I’m in and out of the shower in a matter of minutes despite the plastic bag I had to duct tape over my hand. About ten minutes after my call with Gus, I walk through the kitchen into the diner. A glance at the large station clock shows almost ten o’clock. Seb is just serving plates of eggs and bacon to Gus, Damian Gomez, Joe and Mal, who are sitting at the large round table in the corner. The rest of the diner is empty, the Closed sign still on the door.
“Sit,” Seb says, indicating an empty chair. “I’ll be right back with yours.”
“Coffee?” Gus asks, holding up a large thermos that was sitting in the middle of the table. I turn over one of the clean mugs in response. “What the hell happened to your hand?” Gus points at the bandage.

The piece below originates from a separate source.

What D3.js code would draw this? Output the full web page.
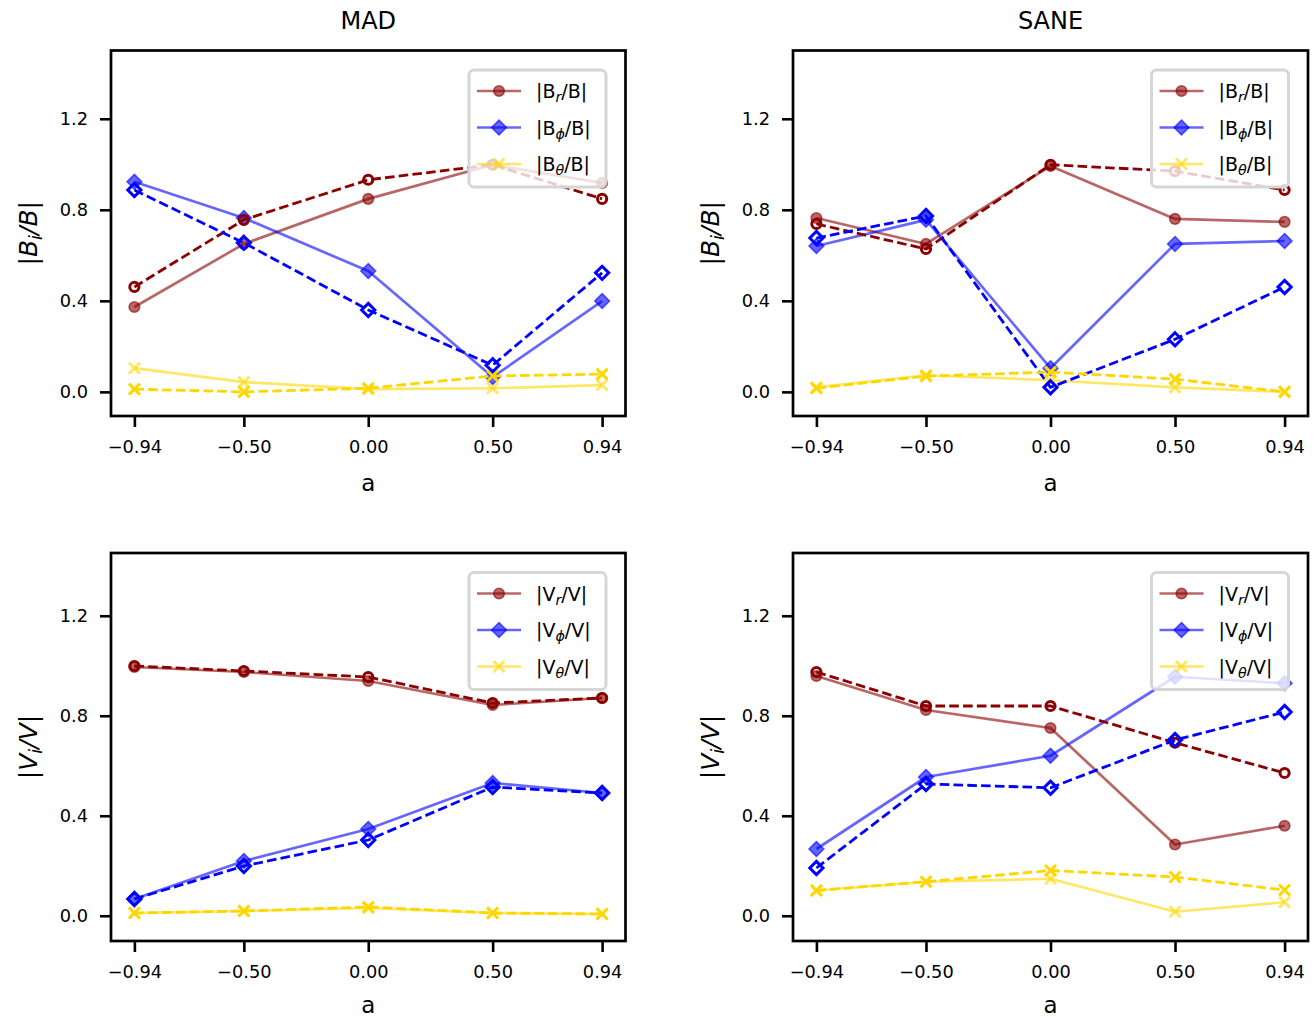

“Broke a glass. Had to get some stitches. Nothing a solid dose of caffeine won’t fix.” I wave the still empty mug.
“Good. You’ll need it. They just found another body early this morning. The twenty-nine-year-old pharmaceutical rep. Damian came straight from the scene,” he says as he pours the hot black liquid.

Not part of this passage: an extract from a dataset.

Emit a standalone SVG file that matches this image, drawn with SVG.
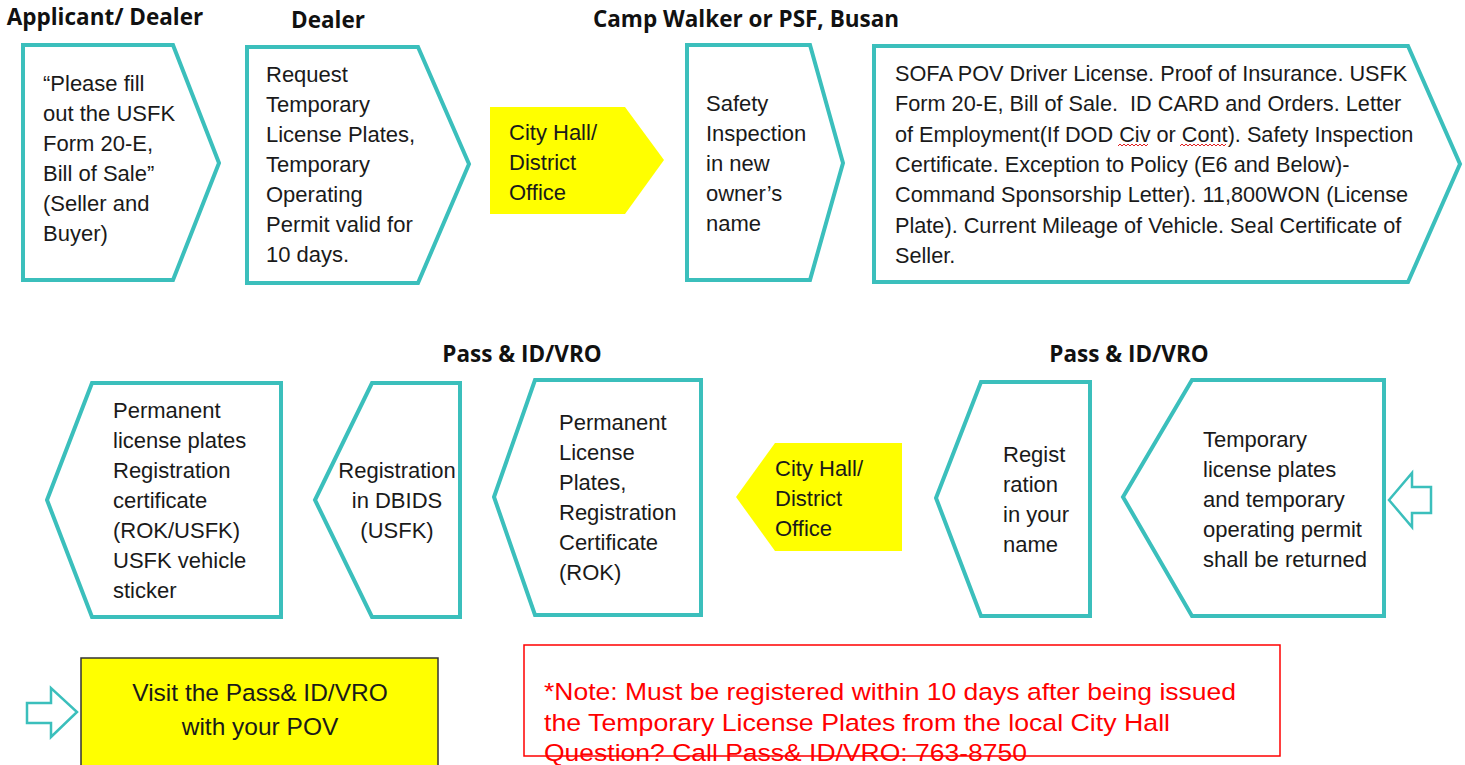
<svg xmlns="http://www.w3.org/2000/svg" width="1465" height="765" viewBox="0 0 1465 765">
<style>
.box{fill:#fff;stroke:#3BBFBC;stroke-width:4;stroke-linejoin:miter}
.yel{fill:#FFFF00;stroke:none}
.t{font-family:"Liberation Sans",Arial,sans-serif;font-size:22px;fill:#1a1a1a}
.h{font-family:"Open Sans","Liberation Sans",sans-serif;font-weight:700;font-size:22.5px;fill:#111}
.arr{fill:#fff;stroke:#3BBFBC;stroke-width:2.5;stroke-linejoin:miter}
.wavy{fill:none;stroke:#e02020;stroke-width:1}
</style>
<rect width="1465" height="765" fill="#fff"/>

<g id="headers">
<text class="h" x="105" y="25" text-anchor="middle">Applicant/ Dealer</text>
<text class="h" x="328" y="28" text-anchor="middle">Dealer</text>
<text class="h" x="746" y="27" text-anchor="middle">Camp Walker or PSF, Busan</text>
<text class="h" x="522" y="362" text-anchor="middle">Pass &amp; ID/VRO</text>
<text class="h" x="1129" y="362" text-anchor="middle">Pass &amp; ID/VRO</text>
</g>

<g id="node-applicant">
<polygon class="box" points="23,45 173,45 219,163 173,280 23,280"/>
<text class="t" x="43" y="91"><tspan x="43">“Please fill</tspan><tspan x="43" dy="30">out the USFK</tspan><tspan x="43" dy="30">Form 20-E,</tspan><tspan x="43" dy="30">Bill of Sale”</tspan><tspan x="43" dy="30">(Seller and</tspan><tspan x="43" dy="30">Buyer)</tspan></text>
</g>

<g id="node-dealer">
<polygon class="box" points="247,47 418,47 469,164 418,283 247,283"/>
<text class="t" x="266" y="82"><tspan x="266">Request</tspan><tspan x="266" dy="30">Temporary</tspan><tspan x="266" dy="30">License Plates,</tspan><tspan x="266" dy="30">Temporary</tspan><tspan x="266" dy="30">Operating</tspan><tspan x="266" dy="30">Permit valid for</tspan><tspan x="266" dy="30">10 days.</tspan></text>
</g>

<g id="node-cityhall-top">
<polygon class="yel" points="490,107 625,107 664,160 625,214 490,214"/>
<text class="t" x="509" y="140"><tspan x="509">City Hall/</tspan><tspan x="509" dy="30">District</tspan><tspan x="509" dy="30">Office</tspan></text>
</g>

<g id="node-safety">
<polygon class="box" points="687,45 810,45 843,163 810,280 687,280"/>
<text class="t" x="706" y="111"><tspan x="706">Safety</tspan><tspan x="706" dy="30">Inspection</tspan><tspan x="706" dy="30">in new</tspan><tspan x="706" dy="30">owner’s</tspan><tspan x="706" dy="30">name</tspan></text>
</g>

<g id="node-documents">
<polygon class="box" points="874,46 1408,46 1460,164 1408,282 874,282"/>
<text class="t" x="895" y="81" style="font-size:21.7px"><tspan x="895">SOFA POV Driver License. Proof of Insurance. USFK</tspan><tspan x="895" dy="30.3">Form 20-E, Bill of Sale.&#160; ID CARD and Orders. Letter</tspan><tspan x="895" dy="30.3">of Employment(If DOD Civ or Cont). Safety Inspection</tspan><tspan x="895" dy="30.3">Certificate. Exception to Policy (E6 and Below)-</tspan><tspan x="895" dy="30.3">Command Sponsorship Letter). 11,800WON (License</tspan><tspan x="895" dy="30.3">Plate). Current Mileage of Vehicle. Seal Certificate of</tspan><tspan x="895" dy="30.3">Seller.</tspan></text>
<path class="wavy" d="M1118,146 l2,-2 l2,2 l2,-2 l2,2 l2,-2 l2,2 l2,-2 l2,2 l2,-2 l2,2 l2,-2 l2,2 l2,-2 l2,2 l2,-2"/>
<path class="wavy" d="M1180,146 l2,-2 l2,2 l2,-2 l2,2 l2,-2 l2,2 l2,-2 l2,2 l2,-2 l2,2 l2,-2 l2,2 l2,-2 l2,2 l2,-2 l2,2 l2,-2 l2,2 l2,-2 l2,2 l2,-2 l2,2 l2,-2"/>
</g>

<g id="node-permanent-final">
<polygon class="box" points="47,500 92,383 281,383 281,617 92,617"/>
<text class="t" x="113" y="418"><tspan x="113">Permanent</tspan><tspan x="113" dy="30">license plates</tspan><tspan x="113" dy="30">Registration</tspan><tspan x="113" dy="30">certificate</tspan><tspan x="113" dy="30">(ROK/USFK)</tspan><tspan x="113" dy="30">USFK vehicle</tspan><tspan x="113" dy="30">sticker</tspan></text>
</g>

<g id="node-dbids">
<polygon class="box" points="315,500 372,383 460,383 460,617 372,617"/>
<text class="t" x="397" y="478" text-anchor="middle"><tspan x="397">Registration</tspan><tspan x="397" dy="30">in DBIDS</tspan><tspan x="397" dy="30">(USFK)</tspan></text>
</g>

<g id="node-permanent-rok">
<polygon class="box" points="494,497 535,380 701,380 701,615 535,615"/>
<text class="t" x="559" y="430"><tspan x="559">Permanent</tspan><tspan x="559" dy="30">License</tspan><tspan x="559" dy="30">Plates,</tspan><tspan x="559" dy="30">Registration</tspan><tspan x="559" dy="30">Certificate</tspan><tspan x="559" dy="30">(ROK)</tspan></text>
</g>

<g id="node-cityhall-bottom">
<polygon class="yel" points="736,497 775,443 902,443 902,551 775,551"/>
<text class="t" x="775" y="476"><tspan x="775">City Hall/</tspan><tspan x="775" dy="30">District</tspan><tspan x="775" dy="30">Office</tspan></text>
</g>

<g id="node-registration-name">
<polygon class="box" points="936,498 981,382 1090,382 1090,616 981,616"/>
<text class="t" x="1003" y="462"><tspan x="1003">Regist</tspan><tspan x="1003" dy="30">ration</tspan><tspan x="1003" dy="30">in your</tspan><tspan x="1003" dy="30">name</tspan></text>
</g>

<g id="node-temporary-return">
<polygon class="box" points="1123,497 1192,380 1384,380 1384,616 1192,616"/>
<text class="t" x="1203" y="447"><tspan x="1203">Temporary</tspan><tspan x="1203" dy="30">license plates</tspan><tspan x="1203" dy="30">and temporary</tspan><tspan x="1203" dy="30">operating permit</tspan><tspan x="1203" dy="30">shall be returned</tspan></text>
</g>

<g id="node-visit">
<rect x="81" y="658" width="357" height="120" fill="#FFFF00" stroke="#333" stroke-width="1.5"/>
<text class="t" x="260" y="701" text-anchor="middle" style="font-size:24.5px"><tspan x="260">Visit the Pass&amp; ID/VRO</tspan><tspan x="260" dy="34">with your POV</tspan></text>
</g>

<g id="node-note">
<rect x="524" y="645" width="756" height="111" fill="none" stroke="#FF0000" stroke-width="1.5"/>
<text class="t" style="font-size:24.5px;fill:#FF0000" x="544" y="700"><tspan x="544" textLength="692" lengthAdjust="spacingAndGlyphs">*Note: Must be registered within 10 days after being issued</tspan><tspan x="544" y="731" textLength="626" lengthAdjust="spacingAndGlyphs">the Temporary License Plates from the local City Hall</tspan><tspan x="544" y="761" textLength="483" lengthAdjust="spacingAndGlyphs">Question? Call Pass&amp; ID/VRO: 763-8750</tspan></text>
</g>

<g id="connectors">
<polygon class="arr" points="1389,500 1412,473 1412,487 1431,487 1431,513 1412,513 1412,527"/>
<polygon class="arr" points="27,703 51,703 51,688 77,712 51,737 51,723 27,723"/>
</g>
</svg>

I take a decent-sized gulp of the coffee, barely noticing it burn my mouth. I have a feeling I’m going to need all the help I can get to stay sharp today. That’s why, when Seb shows up with my bacon and eggs, I dig in while listening to Damian’s briefing.
“She was found in a ditch off the road about a mile up from the Mesa Verde park gate by an early morning road crew checking for wildlife carcasses. Coroner arrived at the same time I did and did a preliminary examination of the body right there. Same carvings on the back, signs of asphyxiation, but also some evidence of injuries inflicted over time. There wasn’t much more he could give us without a proper autopsy, except for a general time frame. She’d likely been there between forty-eight to seventy-two hours. A slight difference with this one from the other three victims is that she went missing two weeks ago, while the other three were killed shortly
after their disappearances. It looks like our unsub kept this woman alive for two weeks before he killed her. He kept her somewhere.” Obviously stressed, Damian runs a shaking hand through his hair.
“What’s her name?” I put my fork down a little too loudly, but it always irks me how victims of crime seem to lose their identity along with their life. She was a person. Someone’s child, or perhaps even someone’s parent. People missed her.
“Sorry?” Damian looks up a little confused.
“Our victim, the woman you found, what was her name?” From the corner of my eye I spot Mal lowering his head, a smile tugging at his mouth, as Damian rummages through his papers.
“Tracy Poole, she was reported missing by her sister when she didn’t show up for a baby shower she had organized. Was last seen at Walgreens.”
“Thanks,” I simply say, having made my point. I understand that for people like Damian, sometimes the only way to get through the day is to maintain an emotional distance. We don’t have the kind of constant exposure to violent crime like he does. A name and person behind the victim motivates me to work harder, look further and dig deeper.
While I turn back to my breakfast, Damian continues to catch us up on the investigation, taking care to mention the known victims by their first names. I look up at the mention of my name.
“Sorry?”
“I was checking if there was any way you could link up with my office from here. Agent Greene—Jasper—is working on the victims’ social network and Internet histories, but with the possible number of victims we have, he can barely keep up.” Damian turns to Gus to further explain. “I’ve cleared it with the head office. We’re thin on technical support as it is, so convincing the powers that be to put together a task force was an easy one. Contract and conditions same as before.” With that, he shoves a thick document over to Gus.